First Person in Space

On April 12, 1961, the Soviets sent Yuri Gagarin into space for a flight that lasted 1 hour and 48 minutes. The cosmonaut made a single orbit of Earth aboard a spacecraft called Vostok 1. Because of his success in space, Gagarin became an instant celebrity – known all over the world. He received a multitude of honors and medals for his accomplishment, such as the Hero of the Soviet Union – the highest honor given in the nation. He would later serve as backup crew for the Soyuz 1 mission, which ended in a fatal crash, as well as became deputy training director of the Cosmonaut Training Centre. Sadly, Gagarin died in 1968 at the age of 34 when a MiG 15 training jet crashed that he was piloting.

First American into Space

On May 5, 1961, the first astronaut from the United States became Alan B Shepard Jr., who entered space on the Mercury 3 spacecraft. His mission lasted 15 minutes and 222 seconds, where he did not orbit. In his lifetime, Shepard was a naval aviator, test pilot, flag officer, and astronaut for NASA. He also commanded the Apollo 14 mission and became the fifth person to walk on the Moon. He retired from the Navy and NASA in 1974 and died in 1998 at the age of 74.
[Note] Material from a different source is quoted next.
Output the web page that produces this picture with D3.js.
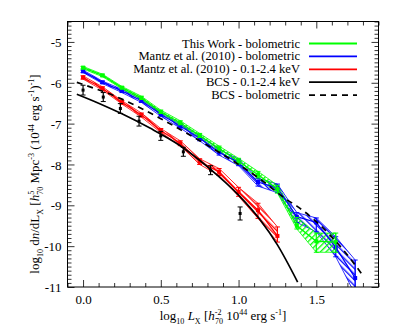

First 24-Hour Flight in Space

The USSR was successful in completing a flight in space that lasted more than 24 hours. On August 6, 1961, the Vostok 2 made its flight with Gherman S. Titov. The cosmonaut was the youngest ever astronaut at the age of 25 years, 10 months and 25 days old. Titov's flight proved that humans were capable of living and working in space. He orbited the Earth multiple times (17 in total) during his flight. He was the first person to sleep in orbit and the first to be able to describe what it feels like to suffer from 'space sickness.' He was the first to personally pilot a spaceship, and he took the first manual photographs from orbit.

After being an astronaut, Titov continued to work for the Soviet space program. As part of the Spiral project, he was trained to become the first pilot of an orbital spaceplane. However, the death of the first person in space (Yuri Gagarin) in 1968 – the Soviet government did not want to lose another cosmonaut so they ended the test pilot trials of Titov.

Titov is still to this day, the youngest person sent into space.